Homily for the Memorial of Saint Clare of Assisi; Mass for the Convocation of Teachers of the Schools of the Diocese of Fort Worth
August 11, 2021
Saint Elizabeth Ann Seton Catholic Church
Keller, Texas
Philippians 3:8-14
Psalm 16:1b-2a, 5, 7-8, 11
Matthew 19:27-29
“I consider everything as a loss because of the supreme good of knowing Christ Jesus my Lord. For His sake I have accepted the loss of all things and I consider them so much rubbish, that I may gain Christ and be found in Him, not having any righteousness of my own based on the law but that which comes through faith in Christ.” These words of Saint Paul written by him to the Philippians almost two thousand years ago as both a witness and an admonition of his brothers and sisters in the Church at Philippi, are offered to us by the Liturgy of the Church for our meditation as we celebrate this Eucharist on the Memorial of Saint Clare and at the beginning of our convocation of our priests, administrators, and teachers in our apostolate of Catholic education in the Diocese of Fort Worth.

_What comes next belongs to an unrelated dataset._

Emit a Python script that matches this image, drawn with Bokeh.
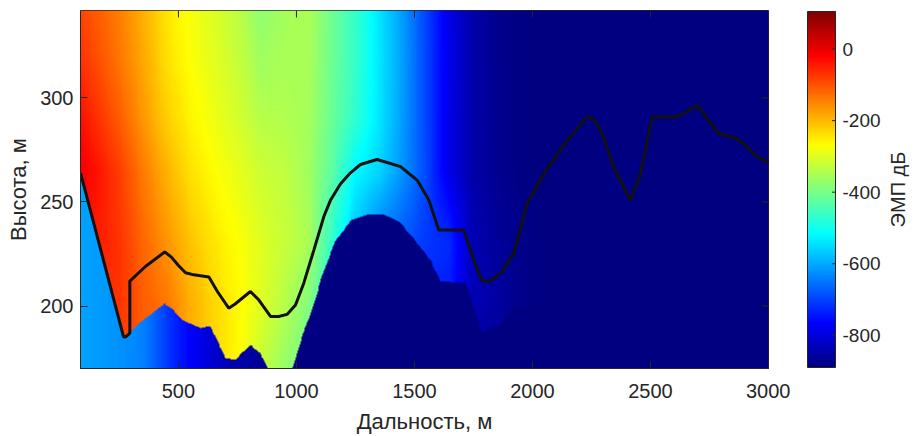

Yet, the Church also offers us for our meditation in this Eucharist the words of Saint Peter spoken honestly and almost impudently to Jesus in our Gospel reading taken from Matthew, “We have given up everything and followed you. What will there be for us?” The words of each of these two great Apostles proclaimed on the Memorial of Saint Clare together set for us the mission and the challenge of Catholic education entrusted to us in the schools of the Diocese of Fort Worth.
“We have given up everything and followed you. What will there be for us?” As frequently displayed in the Gospel, Peter, the Rock, is struggling with accepting the demands of the love of Christ first offered to him and then asked of him. Peter’s statement and question show for us the development in formation required of each of us in our lives as members of the Church and disciples of Jesus, that is to move from a position of investment in our life and service to a place of sacrifice and love for God and our neighbor. Investment always places the focus on what is to be gained materially and psychologically by the power of the stockholder. Sacrificial love has as its focus what is offered generously to God, who cannot and will not be outdone in generosity, but whose generosity can never be the object of our demand and presumption. Saint Peter has not yet endured the Cross of Jesus when he speaks these illuminating words recorded in the Gospel of Matthew. Saint Paul has had the grace of conversion, an ongoing process in his life and in the life of each of us, the baptized, whereby he gradually comes to the recognition that external compliance with the Law and standing in society ultimately cannot save him or anyone else.
There is a particular challenge today for us entrusted with the mission of authentic and Catholic education: to teach as Jesus taught. That challenge is the presumption among many in our world today that the highest good to be obtained, the summum bonum, is not love of God and neighbor but the attainment of an affluent lifestyle that affords one autonomy in this world, with Catholic and religious faith an afterthought or as a mere decoration of one’s private familial or cultural history. This affects the parents of our children, those who have financial means and those who don’t have sufficient means but desire for their children to possess more financially than what is sufficient. This also affects us as educators. Our mission in Catholic education as teachers and administrators who at paycheck time can say with some credible warrant the words of Saint Peter, “We have given up everything and followed you. What will there be for us?”
Saint Clare found the answer to these questions that she also had in her life through the introduction afforded her by Saint Francis of Assisi to Christ, the Son of God who became poor and humble, born in a manger, fully human and fully Divine. It is only with the regular companionship with Christ through worship, prayer, and ministry that we can rightly prioritize our material possessions as gifts afforded us by the love of God, given to share with others for His glory and in response to His love saving us from the false idol of greed and the six other deadly sins in that pantheon of false gods. She was free to pray honestly and with integrity the Sixteenth Psalm that we prayed today, “You are my inheritance, O Lord.”
Like Saint Paul, the children and their families entrusted to us and also ourselves are called to put aside childish things as we grow from childhood and are formed in Christ. As he wrote to the Corinthians, “When I was a child, I used to talk as a child, think as a child, reason as a child; when I became a man, I put aside childish things. At present we see indistinctly, as in a mirror, but then face to face. At present I know partially; then I shall know fully, as I am fully known. So, faith, hope, love remain, these three; but the greatest of these is love.” The only thing that lasts is what we can take out of this life, what we can take out of this life is the state of our soul, saved through faith by the Truth, redeemed through hope by the beauty of God, the beauty of the Incarnation, and formed by love made manifest in the selfless sacrifice of Jesus Christ, the Son of God made man and the Son of Mary, by His Cross and Resurrection.